**GIVEN PROBLEM:**
Each line from the top of the listing through the one holding "const squamousCensorSurv = [0.914, 0.591, 0.526, 0.164];" should be restated word for word, with nothing added and no pictures.

**LISTING:**
== == ==

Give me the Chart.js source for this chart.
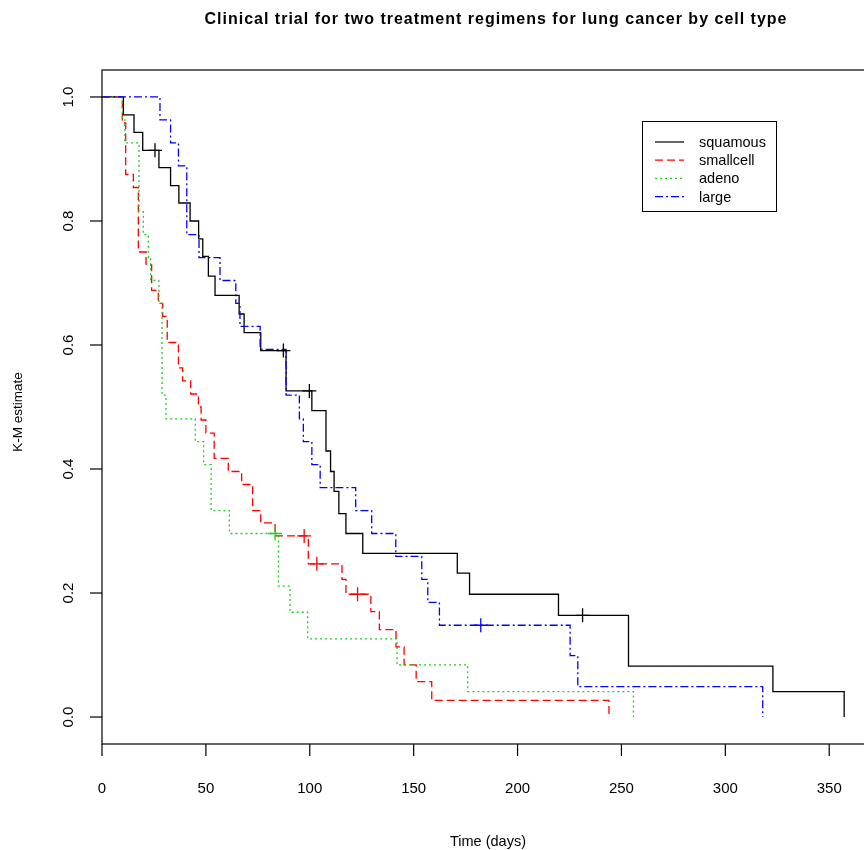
<!DOCTYPE html>
<html><head><meta charset="utf-8">
<script src="https://cdn.jsdelivr.net/npm/chart.js@4.4.0/dist/chart.umd.min.js"></script>
<style>html,body{margin:0;padding:0;background:#fff;overflow:hidden;width:864px;height:850px}canvas{display:block}</style>
</head><body><canvas id="c" width="890" height="850"></canvas>
<script>
// ---- data ----
const seriesNames = ['squamous', 'smallcell', 'adeno', 'large'];

const squamousTime = [0, 10.3, 15.4, 19.6, 27.4, 33, 37, 42.4, 46.5, 48.5, 51.2, 54.4, 66, 68.4, 76.4, 88.6, 101, 107.8, 110, 111.7, 114, 117.4, 125.5, 171, 176.9, 219.7, 253.4, 322.9, 357.2];
const squamousSurv = [1, 0.971, 0.943, 0.914, 0.886, 0.857, 0.829, 0.800, 0.771, 0.743, 0.711, 0.680, 0.650, 0.620, 0.591, 0.526, 0.494, 0.429, 0.396, 0.364, 0.328, 0.296, 0.264, 0.232, 0.198, 0.164, 0.082, 0.041, 0];
const squamousCensorTime = [25.5, 87.3, 99.8, 231.3];
const squamousCensorSurv = [0.914, 0.591, 0.526, 0.164];

const smallcellTime = [0, 9.8, 11.4, 15.1, 17.5, 21.2, 23.9, 27.1, 29.2, 31.4, 36.8, 38.8, 42.7, 46.4, 47.7, 50, 54, 60.8, 67.2, 72.5, 76.4, 83.3, 99.3, 115.5, 117.4, 129.4, 133.5, 141.5, 145.4, 151.2, 158.7, 244];
const smallcellSurv = [1, 0.958, 0.875, 0.854, 0.750, 0.729, 0.688, 0.667, 0.646, 0.604, 0.563, 0.542, 0.521, 0.500, 0.479, 0.458, 0.417, 0.396, 0.375, 0.333, 0.313, 0.292, 0.247, 0.222, 0.198, 0.170, 0.141, 0.113, 0.084, 0.057, 0.027, 0];
const smallcellCensorTime = [97.3, 103.4, 123];
const smallcellCensorSurv = [0.292, 0.247, 0.198];

const adenoTime = [0, 9.8, 11, 17.8, 19.9, 22.3, 23.4, 27.4, 28.9, 30.8, 44.9, 48.9, 52.5, 61.3, 84.9, 90.5, 99, 142, 176, 255.8];
const adenoSurv = [1, 0.963, 0.926, 0.815, 0.778, 0.741, 0.704, 0.667, 0.519, 0.481, 0.444, 0.407, 0.333, 0.296, 0.211, 0.169, 0.126, 0.084, 0.041, 0];
const adenoCensorTime = [83.3];
const adenoCensorSurv = [0.296];

const largeTime = [0, 27.9, 33, 36.8, 40.8, 46.7, 56.8, 64.4, 66.4, 76.1, 88.6, 95, 96.9, 101, 105, 122.1, 129.8, 141.4, 153.9, 156.8, 162.4, 225.3, 229, 318];
const largeSurv = [1, 0.963, 0.926, 0.889, 0.778, 0.741, 0.704, 0.667, 0.630, 0.593, 0.519, 0.481, 0.444, 0.407, 0.370, 0.333, 0.296, 0.259, 0.222, 0.185, 0.148, 0.099, 0.049, 0];
const largeCensorTime = [182.3];
const largeCensorSurv = [0.148];

const xTickValues = [0, 50, 100, 150, 200, 250, 300, 350];
const yTickValues = [0, 0.2, 0.4, 0.6, 0.8, 1.0];

const titleText = 'Clinical trial for two treatment regimens for lung cancer by cell type';
const xTitle = 'Time (days)';
const yTitle = 'K-M estimate';

// ---- styles ----
const colors = ['#000000', '#ff0000', '#22cc22', '#0000ff'];
const dashes = [[], [8, 4], [2, 3], [8, 3, 2, 3]];
const FONT = '"Liberation Sans", Arial, sans-serif';

function pts(t, s) { return t.map((v, i) => ({ x: v, y: s[i] })); }

const curves = [
  pts(squamousTime, squamousSurv), pts(smallcellTime, smallcellSurv),
  pts(adenoTime, adenoSurv), pts(largeTime, largeSurv)
];
const censors = [
  pts(squamousCensorTime, squamousCensorSurv), pts(smallcellCensorTime, smallcellCensorSurv),
  pts(adenoCensorTime, adenoCensorSurv), pts(largeCensorTime, largeCensorSurv)
];

const datasets = [];
seriesNames.forEach((n, i) => {
  datasets.push({
    label: n, data: curves[i], stepped: 'before', borderColor: colors[i],
    borderWidth: 1.3, borderDash: dashes[i], pointRadius: 0, fill: false,
    order: 10 - i
  });
});
seriesNames.forEach((n, i) => {
  datasets.push({
    label: n + ' censored', data: censors[i], showLine: false, pointStyle: 'cross',
    pointRadius: 7, borderColor: colors[i], pointBorderWidth: 1.3, order: 1
  });
});

const decor = {
  id: 'decor',
  afterDraw(chart) {
    const ctx = chart.ctx, a = chart.chartArea;
    const xs = chart.scales.x, ys = chart.scales.y;
    ctx.save();
    ctx.strokeStyle = '#000'; ctx.lineWidth = 1.2; ctx.setLineDash([]);
    ctx.strokeRect(a.left, a.top, a.right - a.left, a.bottom - a.top);
    ctx.fillStyle = '#000';
    // x ticks
    ctx.font = '15px ' + FONT; ctx.textAlign = 'center'; ctx.textBaseline = 'middle';
    xTickValues.forEach(v => {
      const px = xs.getPixelForValue(v);
      ctx.beginPath(); ctx.moveTo(px, a.bottom); ctx.lineTo(px, a.bottom + 12); ctx.stroke();
      ctx.fillText(String(v), px, 789);
    });
    // y ticks
    yTickValues.forEach(v => {
      const py = ys.getPixelForValue(v);
      ctx.beginPath(); ctx.moveTo(a.left, py); ctx.lineTo(a.left - 12, py); ctx.stroke();
      ctx.save(); ctx.translate(69, py); ctx.rotate(-Math.PI / 2);
      ctx.fillText(v.toFixed(1), 0, 0); ctx.restore();
    });
    // axis titles
    ctx.font = '14.5px ' + FONT;
    ctx.fillText(xTitle, 488, 842);
    ctx.font = '13.5px ' + FONT;
    ctx.save(); ctx.translate(18, 412); ctx.rotate(-Math.PI / 2); ctx.fillText(yTitle, 0, 0); ctx.restore();
    // main title
    ctx.font = 'bold 16px ' + FONT;
    ctx.letterSpacing = '1px';
    ctx.fillText(titleText, 496, 20);
    ctx.letterSpacing = '0px';
    // legend
    const lx = 642, ly = 121, lw = 134, lh = 90;
    ctx.lineWidth = 1;
    ctx.strokeRect(lx + 0.5, ly + 0.5, lw, lh);
    ctx.font = '14.5px ' + FONT; ctx.textAlign = 'left';
    seriesNames.forEach((n, i) => {
      const yy = ly + 21 + i * 18.2;
      ctx.strokeStyle = colors[i]; ctx.setLineDash(dashes[i]); ctx.lineWidth = 1.2;
      ctx.beginPath(); ctx.moveTo(lx + 13, yy); ctx.lineTo(lx + 42, yy); ctx.stroke();
      ctx.fillText(n, lx + 57, yy + 1);
    });
    ctx.restore();
  }
};

new Chart(document.getElementById('c'), {
  type: 'line',
  data: { datasets },
  options: {
    responsive: false, animation: false, devicePixelRatio: 1,
    layout: { padding: { top: 70, right: 13, left: 0, bottom: 0 } },
    plugins: { legend: { display: false }, title: { display: false }, tooltip: { enabled: false } },
    scales: {
      x: {
        type: 'linear', min: 0, max: 373,
        grid: { display: false }, border: { display: false },
        ticks: { display: false },
        afterFit: s => { s.height = 106; }
      },
      y: {
        type: 'linear', min: -0.0435, max: 1.0435,
        grid: { display: false }, border: { display: false },
        ticks: { display: false },
        afterFit: s => { s.width = 102; }
      }
    }
  },
  plugins: [decor]
});
</script>
</body></html>
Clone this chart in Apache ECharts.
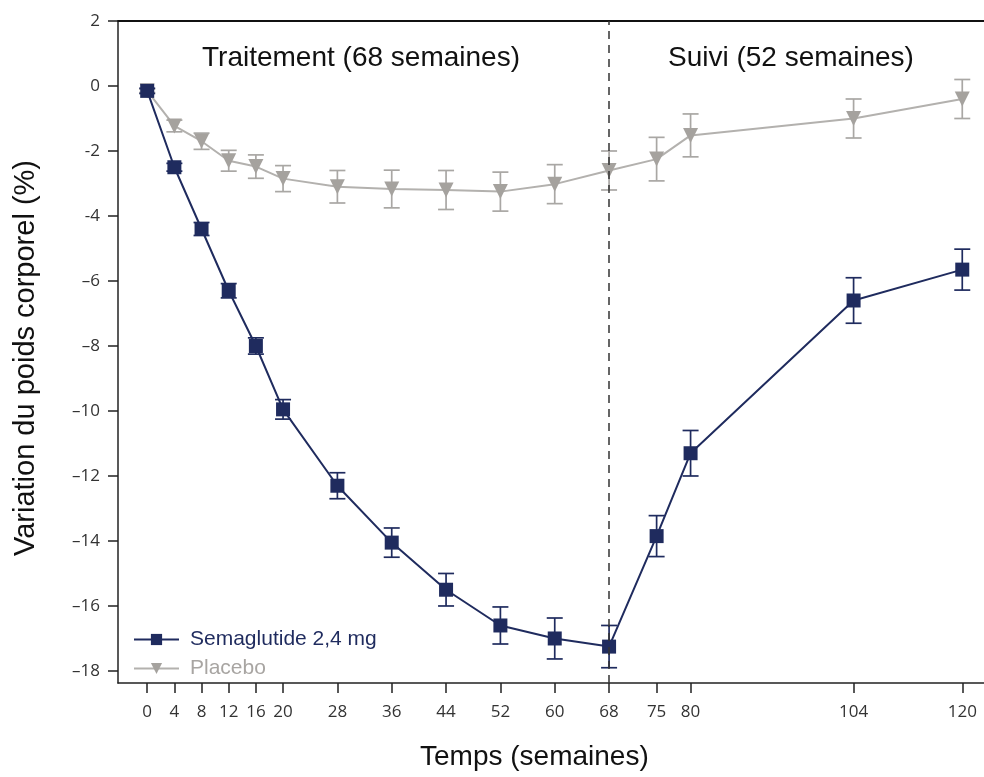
<!DOCTYPE html>
<html>
<head>
<meta charset="utf-8">
<script src="https://cdn.jsdelivr.net/npm/echarts@6/dist/echarts.min.js"></script>
<style>
  html, body { margin: 0; padding: 0; background: #fff; }
  #chart { width: 984px; height: 777px; }
</style>
</head>
<body>
<div id="chart"></div>
<script>
// semaines
var weeks = [0, 4, 8, 12, 16, 20, 28, 36, 44, 52, 60, 68, 75, 80, 104, 120];
var xTicks = [0, 4, 8, 12, 16, 20, 28, 36, 44, 52, 60, 68, 75, 80, 104, 120];
var yTicks = [2, 0, -2, -4, -6, -8, -10, -12, -14, -16, -18];

// Semaglutide 2,4 mg
var semaMean = [-0.15, -2.5, -4.4, -6.3, -8.0, -9.95, -12.3, -14.05, -15.5, -16.6, -17.0, -17.25, -13.85, -11.3, -6.6, -5.65];
var semaErr = [0.08, 0.12, 0.2, 0.22, 0.25, 0.3, 0.4, 0.45, 0.5, 0.57, 0.63, 0.65, 0.63, 0.7, 0.7, 0.63];

// Placebo
var placeboMean = [-0.15, -1.23, -1.7, -2.3, -2.48, -2.85, -3.1, -3.17, -3.2, -3.25, -3.02, -2.6, -2.25, -1.52, -1.0, -0.4];
var placeboErr = [0.05, 0.18, 0.25, 0.32, 0.36, 0.4, 0.5, 0.58, 0.6, 0.6, 0.6, 0.6, 0.67, 0.66, 0.6, 0.6];

var navy = '#1f2b5e';
var grey = '#a9a7a4';

function pairs(ys) {
  return weeks.map(function (w, i) { return [w, ys[i]]; });
}
function errData(ys, es) {
  return weeks.map(function (w, i) { return [w, ys[i] - es[i], ys[i] + es[i]]; });
}
function errorBars(color) {
  return function (params, api) {
    var lo = api.coord([api.value(0), api.value(1)]);
    var hi = api.coord([api.value(0), api.value(2)]);
    var half = 8;
    var st = { stroke: color, lineWidth: 1.7 };
    return {
      type: 'group',
      children: [
        { type: 'line', shape: { x1: lo[0], y1: lo[1], x2: hi[0], y2: hi[1] }, style: st },
        { type: 'line', shape: { x1: lo[0] - half, y1: lo[1], x2: lo[0] + half, y2: lo[1] }, style: st },
        { type: 'line', shape: { x1: hi[0] - half, y1: hi[1], x2: hi[0] + half, y2: hi[1] }, style: st }
      ]
    };
  };
}

var chart = echarts.init(document.getElementById('chart'));
var tickFont = 'Open Sans, DejaVu Sans, sans-serif';
var titleFont = '28px Liberation Sans, Arial, sans-serif';

var option = {
  animation: false,
  backgroundColor: '#fff',
  grid: { left: 118, top: 21, right: 0, bottom: 94 },
  legend: {
    orient: 'vertical',
    left: 128,
    top: 624,
    itemWidth: 45,
    itemHeight: 14,
    itemGap: 8,
    textStyle: { fontSize: 21, fontFamily: 'Liberation Sans, Arial, sans-serif', padding: [0, 0, 0, 6] },
    data: [
      { name: 'Semaglutide 2,4 mg', textStyle: { color: navy } },
      { name: 'Placebo', textStyle: { color: '#a8a5a2' } }
    ]
  },
  graphic: [
    { type: 'text', left: 202, top: 44, style: { text: 'Traitement (68 semaines)', fill: '#111', font: titleFont } },
    { type: 'text', left: 668, top: 44, style: { text: 'Suivi (52 semaines)', fill: '#111', font: titleFont } },
    { type: 'text', left: 420, top: 743, style: { text: 'Temps (semaines)', fill: '#111', font: titleFont } },
    { type: 'text', x: 26, y: 358, rotation: Math.PI / 2, style: { text: 'Variation du poids corporel (%)', fill: '#111', font: '29px Liberation Sans, Arial, sans-serif', align: 'center', verticalAlign: 'middle' } }
  ],
  xAxis: [
    {
      type: 'value',
      min: -4.3,
      max: 123.2,
      splitLine: { show: false },
      axisLine: { onZero: false, lineStyle: { color: '#222', width: 1.5 } },
      axisTick: { customValues: xTicks, length: 10, lineStyle: { color: '#222', width: 1.5 } },
      axisLabel: { customValues: xTicks, fontSize: 17, color: '#333', margin: 21, fontFamily: tickFont }
    },
    {
      type: 'value',
      position: 'top',
      min: -4.3,
      max: 123.2,
      splitLine: { show: false },
      axisLine: { show: true, onZero: false, lineStyle: { color: '#111', width: 2 } },
      axisTick: { show: false },
      axisLabel: { show: false }
    }
  ],
  yAxis: {
    type: 'value',
    min: -18.37,
    max: 2,
    splitLine: { show: false },
    axisLine: { show: true, onZero: false, lineStyle: { color: '#222', width: 1.5 } },
    axisTick: { show: true, customValues: yTicks, length: 10, lineStyle: { color: '#222', width: 1.5 } },
    axisLabel: {
      customValues: yTicks,
      fontSize: 17,
      color: '#333',
      margin: 18,
      fontFamily: tickFont,
      formatter: function (v) {
        if (v >= -4) return String(v);
        return '\u2013' + Math.abs(v);
      }
    }
  },
  series: [
    {
      name: 'placeboErr',
      type: 'custom',
      renderItem: errorBars(grey),
      data: errData(placeboMean, placeboErr),
      encode: { x: 0, y: [1, 2] },
      z: 1
    },
    {
      name: 'Placebo',
      type: 'line',
      data: pairs(placeboMean),
      symbol: 'triangle',
      symbolRotate: 180,
      symbolSize: 15,
      lineStyle: { color: '#b3b1ae', width: 2 },
      itemStyle: { color: '#a5a29e' },
      z: 2,
      markLine: {
        silent: true,
        symbol: 'none',
        label: { show: false },
        lineStyle: { color: '#333', type: [8, 6], width: 1.5 },
        data: [{ xAxis: 68 }]
      }
    },
    {
      name: 'semaErr',
      type: 'custom',
      renderItem: errorBars(navy),
      data: errData(semaMean, semaErr),
      encode: { x: 0, y: [1, 2] },
      z: 3
    },
    {
      name: 'Semaglutide 2,4 mg',
      type: 'line',
      data: pairs(semaMean),
      symbol: 'rect',
      symbolSize: 14,
      lineStyle: { color: navy, width: 2 },
      itemStyle: { color: navy },
      z: 4
    }
  ]
};
chart.setOption(option);
</script>
</body>
</html>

== == ==

**EXERCISE RESPONSE:**
Give me the Chart.js source for this chart.
<!DOCTYPE html>
<html><head><meta charset="utf-8">
<script src="https://cdn.jsdelivr.net/npm/chart.js@4.4.0/dist/chart.umd.min.js"></script>
<style>html,body{margin:0;padding:0;background:#fff;overflow:hidden;width:864px;height:850px}canvas{display:block}</style>
</head><body><canvas id="c" width="890" height="850"></canvas>
<script>
// ---- data ----
const seriesNames = ['squamous', 'smallcell', 'adeno', 'large'];

const squamousTime = [0, 10.3, 15.4, 19.6, 27.4, 33, 37, 42.4, 46.5, 48.5, 51.2, 54.4, 66, 68.4, 76.4, 88.6, 101, 107.8, 110, 111.7, 114, 117.4, 125.5, 171, 176.9, 219.7, 253.4, 322.9, 357.2];
const squamousSurv = [1, 0.971, 0.943, 0.914, 0.886, 0.857, 0.829, 0.800, 0.771, 0.743, 0.711, 0.680, 0.650, 0.620, 0.591, 0.526, 0.494, 0.429, 0.396, 0.364, 0.328, 0.296, 0.264, 0.232, 0.198, 0.164, 0.082, 0.041, 0];
const squamousCensorTime = [25.5, 87.3, 99.8, 231.3];
const squamousCensorSurv = [0.914, 0.591, 0.526, 0.164];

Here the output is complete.